Primera
Lectura: del libro del profeta Zacarías
12: 10-11; 13: 1
Salmo
Responsorial, del salmo 62: Señor mi alma tiene sed de Tí.
Segunda
Lectura: de la carta del apóstol Pablo a los gálatas 3: 26-29
Aclamación: Mis
ovejas escuchan mi voz, dice el Señor; Yo las conozco y ellas me siguen
Evangelio: Lucas 9:
18-24.
El salmo 27, en la Antífona de entrada hace que reavivemos los
ánimos y confesemos que el Señor es “la única firmeza firme”, el que vela y
guía nuestros pasos para que hundamos las raíces de nuestro ser en el suyo; ahí
encontramos la amistad que moverá nuestras acciones en los caminos del amor y
nos recordará lo que significa el “temor filial”, aquel que jamás elegirá algo
que pudiera contristar al Amigo.
Descendientes de Abraham, como nos recuerda Pablo en la Carta a los Gálatas, porque
hemos aceptado ser incorporados a Cristo; como aceptó el Patriarca vivir
conforme a la voluntad de Yahvé, hemos recibido, igual que Israel “el espíritu de piedad y compasión para
tener los ojos fijos en el Señor”, para que nunca se borre de nuestra
mente, de nuestra vida, de nuestro interior lo que anuncia Zacarías: “mirarán al que traspasaron” y que
recoge San Juan como testigo presencial; de ese costado abierto manan la sangre
y el agua que nos purifican “de todos los
pecados e inmundicias”. Pablo
insiste, ya lo hizo el domingo pasado, en la necesidad de la fe en Cristo, al
incorporarnos a Él por el bautismo, “quedamos
revestidos de Cristo”. Profundizando
en la mentalidad bíblica, encontramos que el vestido indica la dignidad
personal; una persona desnuda, la ha perdido; pero no juzga el apóstol con
criterios humanos, nos hace penetrar más: esa incorporación hace que la
dignidad personal se vuelva dignidad eclesial, unidad que acaba con cualquier
división porque ahora “somos uno en
Cristo”. Ahondar en esta realidad, por la fe, nos ayudará a ver la luz que
debe iluminar nuestras relaciones en medio de tanta convulsión y confusión de
actitudes que, no solamente parece, sino que en verdad quieren acabar con la
dignidad humana, muy lejos de lo que todos somos, por gratuidad divina: hijos e
hijas de Dios.
Parafraseando el salmo, universalizando la mirada,
podemos constatar que no sólo “mi alma
tiene sed de ti”, sino que el mundo entero tiene sed de Ti, quizá sin
querer confesarlo, pero queda de manifiesto en ese deseo, que brota por todas
partes, de paz, de tranquilidad, de comprensión, de solidaridad, que es
imposible encontrar en la violencia, en el egoísmo, en el ansia de poder y de
tener. ¡Cómo necesitamos, Señor, que “derrames
– todavía con más abundancia, porque no queremos comprender- tu espíritu de piedad y compasión”!

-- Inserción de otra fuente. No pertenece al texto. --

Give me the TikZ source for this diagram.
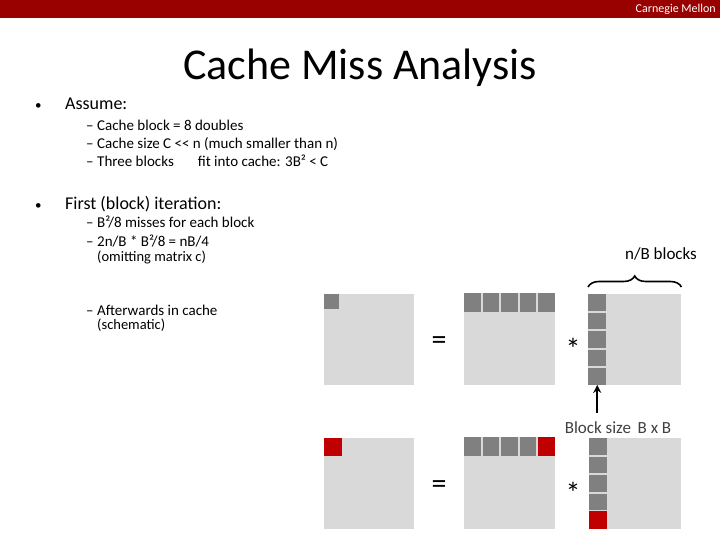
\documentclass[tikz,border=0pt]{standalone}
\usepackage{fontspec}
\setmainfont{Carlito}
\usetikzlibrary{arrows.meta,decorations.pathreplacing}
\definecolor{cmured}{RGB}{153,0,0}
\definecolor{matgrey}{RGB}{217,217,217}
\definecolor{blkgrey}{RGB}{128,128,128}
\definecolor{hitred}{RGB}{192,0,0}
\definecolor{labgrey}{RGB}{64,64,64}

\begin{document}
\begin{tikzpicture}[x=1pt,y=-1pt,>=Stealth,
  mat/.style={fill=matgrey,inner sep=0,anchor=north west},
  blk/.style={fill=blkgrey,inner sep=0,anchor=north west},
  txt/.style={anchor=west,inner sep=0,text height=11pt,text depth=3pt,font=\fontsize{15}{17}\selectfont},
  head/.style={anchor=west,inner sep=0,text height=13pt,text depth=4pt,font=\fontsize{18}{20}\selectfont},
  small/.style={anchor=west,inner sep=0,text height=10pt,text depth=3pt,font=\fontsize{14.5}{16}\selectfont},
  op/.style={inner sep=0,font=\fontsize{30}{32}\selectfont}]
\useasboundingbox (0,0) rectangle (720,540);
% header bar and title
\fill[cmured] (0,0) rectangle (720,18);
\node[anchor=east,inner sep=0,text=white,font=\fontsize{12}{14}\selectfont] (cmu) at (716,9) {Carnegie Mellon};
\node[inner sep=0,font=\fontsize{44}{50}\selectfont] (title) at (360,68) {Cache Miss Analysis};
% bullets
\node[head,font=\fontsize{13}{15}\selectfont] (b1) at (35,105) {•};
\node[head] (assume) at (65,105) {Assume:};
\node[txt] (d1) at (86,127) {–}; \node[txt] (a1) at (97,127) {Cache block = 8 doubles};
\node[txt] (d2) at (86,145) {–}; \node[txt] (a2) at (97,145) {Cache size C {<}{<} n (much smaller than n)};
\node[txt] (d3) at (86,163) {–}; \node[txt] (a3) at (97,163) {Three blocks\hspace{24pt}fit into cache: 3B² < C};
\node[head,font=\fontsize{13}{15}\selectfont] (b2) at (35,205) {•};
\node[head] (first) at (65,205) {First (block) iteration:};
\node[txt] (d4) at (86,224) {–}; \node[txt] (f1) at (97,224) {B²/8 misses for each block};
\node[txt] (d5) at (86,242) {–}; \node[txt] (f2) at (97,242) {2n/B * B²/8 = nB/4};
\node[small] (f3) at (97,258) {(omitting matrix c)};
\node[txt] (d6) at (86,311) {–}; \node[txt] (f4) at (97,311) {Afterwards in cache};
\node[small] (f5) at (97,326) {(schematic)};
% first row: after first iteration
\node[mat,minimum width=90pt,minimum height=91pt] (C1) at (324,294) {};
\node[blk,minimum size=15pt] (c1) at (324,294) {};
\node[op] (eq1) at (439,343) {=};
\node[mat,minimum width=91pt,minimum height=92pt] (A1) at (464,293) {};
\foreach \i in {0,...,4}
  \node[blk,minimum width=16.5pt,minimum height=19pt] (a1\i) at (464+18.5*\i,293) {};
\node[op] (st1) at (573,349) {*};
\node[mat,minimum width=93pt,minimum height=91pt] (B1) at (588,294) {};
\foreach \i in {0,...,4}
  \node[blk,minimum width=18pt,minimum height=16.5pt] (b1\i) at (588,294+18.5*\i) {};
\draw[decorate,decoration={brace,amplitude=11pt},line width=1.6pt] (B1.south west |- 0,287) -- (B1.south east |- 0,287);
\node[inner sep=0,font=\fontsize{17}{19}\selectfont] (nb) at (661,254) {n/B blocks};
% second row: next iteration
\node[mat,minimum width=90pt,minimum height=91pt] (C2) at (324,438) {};
\node[blk,fill=hitred,minimum size=18pt] (c2) at (324,438) {};
\node[op] (eq2) at (439,487) {=};
\node[mat,minimum width=91pt,minimum height=92pt] (A2) at (464,437) {};
\foreach \i in {0,...,3}
  \node[blk,minimum width=16.5pt,minimum height=19pt] (a2\i) at (464+18.5*\i,437) {};
\node[blk,fill=hitred,minimum width=17pt,minimum height=19pt] (a24) at (538,437) {};
\node[op] (st2) at (573,493) {*};
\node[mat,minimum width=92pt,minimum height=91pt] (B2) at (589,438) {};
\foreach \i in {0,...,3}
  \node[blk,minimum width=18pt,minimum height=16.5pt] (b2\i) at (589,438+18.5*\i) {};
\node[blk,fill=hitred,minimum width=18pt,minimum height=18pt] (b24) at (589,511) {};
% block size label
\node[inner sep=0,text=labgrey,font=\fontsize{17}{19}\selectfont] (bs) at (618,428) {Block size\, B x B};
\coordinate (bsarr) at (b14.south |- 0,413);
\draw[->,line width=1.6pt,>={Stealth[length=8pt,width=8pt]}] (bsarr) -- (b14.south);
\end{tikzpicture}
\end{document}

En el Evangelio Jesús hace presente la pregunta que
interpela a todo ser: “¿Quién dices tú,
que es el Hijo del hombre?”, un singular personalizado para que busquemos,
allá adentro, no una respuesta vaga y nada comprometedora, sino la que surja
del encuentro vivo con Él, de tal forma que nos disponga a intentar crecer en
su conocimiento “para más amarlo y
seguirlo”, para no soñar en heroísmos lejanos, sino con la cruz de cada día
aceptada en la entrega, en el sacrificio, en las molestias y fatigas, sin
brillo externo, la que va unida a la pasión y muerte, la que colabora,
silenciosamente, a la salvación de la humanidad. Vivida en el amor que vence
al mal. Entonces constataremos que la
promesa se cumple en cada uno de nosotros: “el
que pierda su vida por Mí, la encontrará”. La senda es ardua, difícil,
fatigosa, por eso nos ofrece el alimento necesario en la Eucaristía, “para no desfallecer en el camino”.